- EXERCISE DIRECTIONS -
Copy every line from the data below in which the string "seaborn" can be found.

- STORED DATA -
◇ ◇ ◇ ◇ ◇ ◇ ◇
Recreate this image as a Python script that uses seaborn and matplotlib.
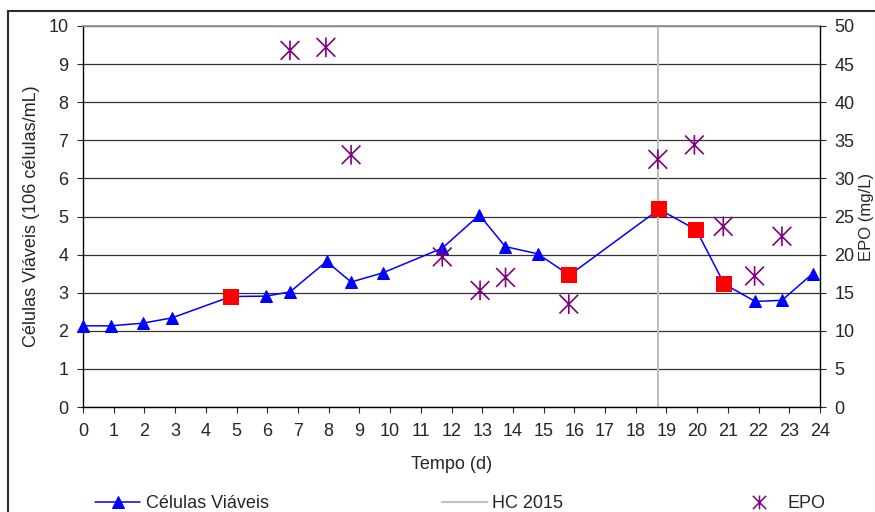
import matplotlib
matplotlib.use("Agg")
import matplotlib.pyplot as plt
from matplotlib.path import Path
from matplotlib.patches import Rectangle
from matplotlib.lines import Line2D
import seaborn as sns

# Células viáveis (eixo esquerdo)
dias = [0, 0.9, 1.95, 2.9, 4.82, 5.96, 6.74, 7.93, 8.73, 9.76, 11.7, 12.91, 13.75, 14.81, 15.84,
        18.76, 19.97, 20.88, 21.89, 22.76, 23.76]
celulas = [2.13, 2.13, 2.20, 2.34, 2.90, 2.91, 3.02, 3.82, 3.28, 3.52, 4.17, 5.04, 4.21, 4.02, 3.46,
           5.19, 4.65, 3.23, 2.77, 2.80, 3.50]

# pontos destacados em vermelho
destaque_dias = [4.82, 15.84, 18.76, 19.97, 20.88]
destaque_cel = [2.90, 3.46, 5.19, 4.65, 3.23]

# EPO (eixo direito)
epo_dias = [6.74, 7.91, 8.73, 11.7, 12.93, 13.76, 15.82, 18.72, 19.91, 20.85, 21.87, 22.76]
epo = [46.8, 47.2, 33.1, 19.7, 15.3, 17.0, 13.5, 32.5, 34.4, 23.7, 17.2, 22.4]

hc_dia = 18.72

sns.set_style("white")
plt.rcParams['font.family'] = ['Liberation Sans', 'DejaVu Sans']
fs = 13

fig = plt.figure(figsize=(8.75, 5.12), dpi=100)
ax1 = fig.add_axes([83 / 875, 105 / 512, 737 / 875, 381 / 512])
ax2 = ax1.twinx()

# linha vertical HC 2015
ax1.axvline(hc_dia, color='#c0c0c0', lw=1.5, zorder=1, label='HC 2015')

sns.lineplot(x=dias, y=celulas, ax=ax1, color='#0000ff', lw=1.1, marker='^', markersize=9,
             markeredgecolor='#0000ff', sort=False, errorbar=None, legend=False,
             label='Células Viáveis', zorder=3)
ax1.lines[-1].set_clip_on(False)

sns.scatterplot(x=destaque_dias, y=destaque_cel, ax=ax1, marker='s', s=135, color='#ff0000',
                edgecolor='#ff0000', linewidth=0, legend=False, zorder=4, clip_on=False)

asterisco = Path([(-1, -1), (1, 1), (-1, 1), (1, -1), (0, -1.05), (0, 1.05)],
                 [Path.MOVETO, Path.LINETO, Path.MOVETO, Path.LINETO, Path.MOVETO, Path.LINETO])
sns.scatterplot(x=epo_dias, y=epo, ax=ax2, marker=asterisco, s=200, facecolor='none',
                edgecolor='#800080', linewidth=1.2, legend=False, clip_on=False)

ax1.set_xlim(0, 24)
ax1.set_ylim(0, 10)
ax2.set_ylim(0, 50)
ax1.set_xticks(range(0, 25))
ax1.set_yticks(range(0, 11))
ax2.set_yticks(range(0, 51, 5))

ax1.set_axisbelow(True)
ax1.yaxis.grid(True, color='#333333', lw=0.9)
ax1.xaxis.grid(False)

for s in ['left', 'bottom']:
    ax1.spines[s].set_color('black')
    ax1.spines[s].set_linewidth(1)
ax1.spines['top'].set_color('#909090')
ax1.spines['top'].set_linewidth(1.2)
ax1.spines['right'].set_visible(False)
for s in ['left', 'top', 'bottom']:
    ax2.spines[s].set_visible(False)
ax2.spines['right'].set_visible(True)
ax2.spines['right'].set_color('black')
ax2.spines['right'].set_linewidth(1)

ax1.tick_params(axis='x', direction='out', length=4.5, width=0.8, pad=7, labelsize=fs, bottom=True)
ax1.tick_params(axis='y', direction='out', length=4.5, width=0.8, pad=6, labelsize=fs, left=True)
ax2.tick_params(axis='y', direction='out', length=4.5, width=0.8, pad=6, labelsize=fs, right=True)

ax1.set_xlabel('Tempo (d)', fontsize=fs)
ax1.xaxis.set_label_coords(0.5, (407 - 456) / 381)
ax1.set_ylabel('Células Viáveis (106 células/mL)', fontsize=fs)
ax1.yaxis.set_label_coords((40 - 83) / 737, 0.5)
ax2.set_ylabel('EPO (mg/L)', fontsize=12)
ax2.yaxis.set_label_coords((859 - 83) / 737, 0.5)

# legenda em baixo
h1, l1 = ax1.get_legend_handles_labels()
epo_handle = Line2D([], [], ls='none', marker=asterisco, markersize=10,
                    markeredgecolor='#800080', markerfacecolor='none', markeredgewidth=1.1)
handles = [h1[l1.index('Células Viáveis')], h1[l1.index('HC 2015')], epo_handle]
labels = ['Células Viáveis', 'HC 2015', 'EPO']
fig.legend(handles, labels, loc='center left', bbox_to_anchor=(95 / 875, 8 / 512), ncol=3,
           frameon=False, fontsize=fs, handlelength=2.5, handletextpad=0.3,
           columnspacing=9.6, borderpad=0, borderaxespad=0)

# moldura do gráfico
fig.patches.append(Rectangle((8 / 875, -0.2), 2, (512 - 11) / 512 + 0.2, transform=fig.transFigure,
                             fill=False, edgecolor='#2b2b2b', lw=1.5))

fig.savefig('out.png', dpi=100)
◇ ◇ ◇ ◇ ◇ ◇ ◇
- FINAL RESULT -
Recreate this image as a Python script that uses seaborn and matplotlib.
import seaborn as sns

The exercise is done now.